** GIVEN EXERCISE **
Please give the listing again in its entirety, exactly as written.

** AVAILABLE DATA **
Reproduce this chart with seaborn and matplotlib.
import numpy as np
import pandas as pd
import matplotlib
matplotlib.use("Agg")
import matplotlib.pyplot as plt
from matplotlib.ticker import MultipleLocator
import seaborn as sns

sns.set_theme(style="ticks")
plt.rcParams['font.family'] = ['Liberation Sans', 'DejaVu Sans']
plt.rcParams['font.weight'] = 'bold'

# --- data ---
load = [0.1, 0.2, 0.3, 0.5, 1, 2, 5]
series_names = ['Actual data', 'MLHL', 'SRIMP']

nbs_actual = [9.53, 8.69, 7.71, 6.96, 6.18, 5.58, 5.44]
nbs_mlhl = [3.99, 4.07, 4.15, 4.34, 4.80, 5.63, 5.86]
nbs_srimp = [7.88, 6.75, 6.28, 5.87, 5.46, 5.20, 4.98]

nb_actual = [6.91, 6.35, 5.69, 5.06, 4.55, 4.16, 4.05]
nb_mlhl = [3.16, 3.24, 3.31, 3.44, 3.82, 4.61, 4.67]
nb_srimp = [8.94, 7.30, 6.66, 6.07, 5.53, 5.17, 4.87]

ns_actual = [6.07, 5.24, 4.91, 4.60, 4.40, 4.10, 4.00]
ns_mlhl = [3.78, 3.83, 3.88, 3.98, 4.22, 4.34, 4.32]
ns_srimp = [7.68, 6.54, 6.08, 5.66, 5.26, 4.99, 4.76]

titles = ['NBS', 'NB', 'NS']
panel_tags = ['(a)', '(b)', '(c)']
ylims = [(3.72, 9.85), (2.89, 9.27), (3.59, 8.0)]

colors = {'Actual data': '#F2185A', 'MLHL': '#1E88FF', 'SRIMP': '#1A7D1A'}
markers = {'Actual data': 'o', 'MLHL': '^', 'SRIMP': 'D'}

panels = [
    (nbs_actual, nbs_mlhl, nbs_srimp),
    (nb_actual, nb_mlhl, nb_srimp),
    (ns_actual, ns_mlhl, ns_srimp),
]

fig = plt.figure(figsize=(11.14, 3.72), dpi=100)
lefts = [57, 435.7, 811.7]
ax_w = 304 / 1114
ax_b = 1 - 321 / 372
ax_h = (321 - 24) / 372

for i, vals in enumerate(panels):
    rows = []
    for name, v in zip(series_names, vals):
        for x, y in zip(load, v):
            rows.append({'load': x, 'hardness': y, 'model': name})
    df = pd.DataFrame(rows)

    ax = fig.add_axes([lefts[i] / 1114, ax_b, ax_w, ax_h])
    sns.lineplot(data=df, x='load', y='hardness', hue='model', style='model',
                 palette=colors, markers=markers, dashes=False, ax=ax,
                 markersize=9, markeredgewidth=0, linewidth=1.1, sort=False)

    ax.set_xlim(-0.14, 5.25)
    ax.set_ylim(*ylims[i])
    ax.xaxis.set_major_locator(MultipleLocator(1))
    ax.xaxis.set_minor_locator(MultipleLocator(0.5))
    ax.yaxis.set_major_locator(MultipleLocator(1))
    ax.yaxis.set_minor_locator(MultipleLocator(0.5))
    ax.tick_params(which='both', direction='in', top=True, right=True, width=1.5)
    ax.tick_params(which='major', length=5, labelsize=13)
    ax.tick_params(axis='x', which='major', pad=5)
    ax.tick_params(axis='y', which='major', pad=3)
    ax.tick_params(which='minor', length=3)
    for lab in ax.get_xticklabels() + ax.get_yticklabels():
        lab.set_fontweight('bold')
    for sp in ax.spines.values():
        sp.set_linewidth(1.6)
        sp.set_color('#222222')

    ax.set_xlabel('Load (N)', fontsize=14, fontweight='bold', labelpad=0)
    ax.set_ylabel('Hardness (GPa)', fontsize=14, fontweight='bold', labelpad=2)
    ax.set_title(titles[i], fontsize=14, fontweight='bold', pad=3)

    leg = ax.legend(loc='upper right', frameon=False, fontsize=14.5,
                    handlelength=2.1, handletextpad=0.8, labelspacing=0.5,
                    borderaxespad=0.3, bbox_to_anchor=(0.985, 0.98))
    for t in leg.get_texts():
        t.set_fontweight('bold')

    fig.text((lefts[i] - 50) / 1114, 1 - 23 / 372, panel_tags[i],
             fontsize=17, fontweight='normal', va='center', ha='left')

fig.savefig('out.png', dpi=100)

** ANSWER BELOW **
Reproduce this chart with seaborn and matplotlib.
import numpy as np
import pandas as pd
import matplotlib
matplotlib.use("Agg")
import matplotlib.pyplot as plt
from matplotlib.ticker import MultipleLocator
import seaborn as sns

sns.set_theme(style="ticks")
plt.rcParams['font.family'] = ['Liberation Sans', 'DejaVu Sans']
plt.rcParams['font.weight'] = 'bold'

# --- data ---
load = [0.1, 0.2, 0.3, 0.5, 1, 2, 5]
series_names = ['Actual data', 'MLHL', 'SRIMP']

nbs_actual = [9.53, 8.69, 7.71, 6.96, 6.18, 5.58, 5.44]
nbs_mlhl = [3.99, 4.07, 4.15, 4.34, 4.80, 5.63, 5.86]
nbs_srimp = [7.88, 6.75, 6.28, 5.87, 5.46, 5.20, 4.98]

nb_actual = [6.91, 6.35, 5.69, 5.06, 4.55, 4.16, 4.05]
nb_mlhl = [3.16, 3.24, 3.31, 3.44, 3.82, 4.61, 4.67]
nb_srimp = [8.94, 7.30, 6.66, 6.07, 5.53, 5.17, 4.87]

ns_actual = [6.07, 5.24, 4.91, 4.60, 4.40, 4.10, 4.00]
ns_mlhl = [3.78, 3.83, 3.88, 3.98, 4.22, 4.34, 4.32]
ns_srimp = [7.68, 6.54, 6.08, 5.66, 5.26, 4.99, 4.76]

titles = ['NBS', 'NB', 'NS']
panel_tags = ['(a)', '(b)', '(c)']
ylims = [(3.72, 9.85), (2.89, 9.27), (3.59, 8.0)]

colors = {'Actual data': '#F2185A', 'MLHL': '#1E88FF', 'SRIMP': '#1A7D1A'}
markers = {'Actual data': 'o', 'MLHL': '^', 'SRIMP': 'D'}

panels = [
    (nbs_actual, nbs_mlhl, nbs_srimp),
    (nb_actual, nb_mlhl, nb_srimp),
    (ns_actual, ns_mlhl, ns_srimp),
]

fig = plt.figure(figsize=(11.14, 3.72), dpi=100)
lefts = [57, 435.7, 811.7]
ax_w = 304 / 1114
ax_b = 1 - 321 / 372
ax_h = (321 - 24) / 372

for i, vals in enumerate(panels):
    rows = []
    for name, v in zip(series_names, vals):
        for x, y in zip(load, v):
            rows.append({'load': x, 'hardness': y, 'model': name})
    df = pd.DataFrame(rows)

    ax = fig.add_axes([lefts[i] / 1114, ax_b, ax_w, ax_h])
    sns.lineplot(data=df, x='load', y='hardness', hue='model', style='model',
                 palette=colors, markers=markers, dashes=False, ax=ax,
                 markersize=9, markeredgewidth=0, linewidth=1.1, sort=False)

    ax.set_xlim(-0.14, 5.25)
    ax.set_ylim(*ylims[i])
    ax.xaxis.set_major_locator(MultipleLocator(1))
    ax.xaxis.set_minor_locator(MultipleLocator(0.5))
    ax.yaxis.set_major_locator(MultipleLocator(1))
    ax.yaxis.set_minor_locator(MultipleLocator(0.5))
    ax.tick_params(which='both', direction='in', top=True, right=True, width=1.5)
    ax.tick_params(which='major', length=5, labelsize=13)
    ax.tick_params(axis='x', which='major', pad=5)
    ax.tick_params(axis='y', which='major', pad=3)
    ax.tick_params(which='minor', length=3)
    for lab in ax.get_xticklabels() + ax.get_yticklabels():
        lab.set_fontweight('bold')
    for sp in ax.spines.values():
        sp.set_linewidth(1.6)
        sp.set_color('#222222')

    ax.set_xlabel('Load (N)', fontsize=14, fontweight='bold', labelpad=0)
    ax.set_ylabel('Hardness (GPa)', fontsize=14, fontweight='bold', labelpad=2)
    ax.set_title(titles[i], fontsize=14, fontweight='bold', pad=3)

    leg = ax.legend(loc='upper right', frameon=False, fontsize=14.5,
                    handlelength=2.1, handletextpad=0.8, labelspacing=0.5,
                    borderaxespad=0.3, bbox_to_anchor=(0.985, 0.98))
    for t in leg.get_texts():
        t.set_fontweight('bold')

    fig.text((lefts[i] - 50) / 1114, 1 - 23 / 372, panel_tags[i],
             fontsize=17, fontweight='normal', va='center', ha='left')

fig.savefig('out.png', dpi=100)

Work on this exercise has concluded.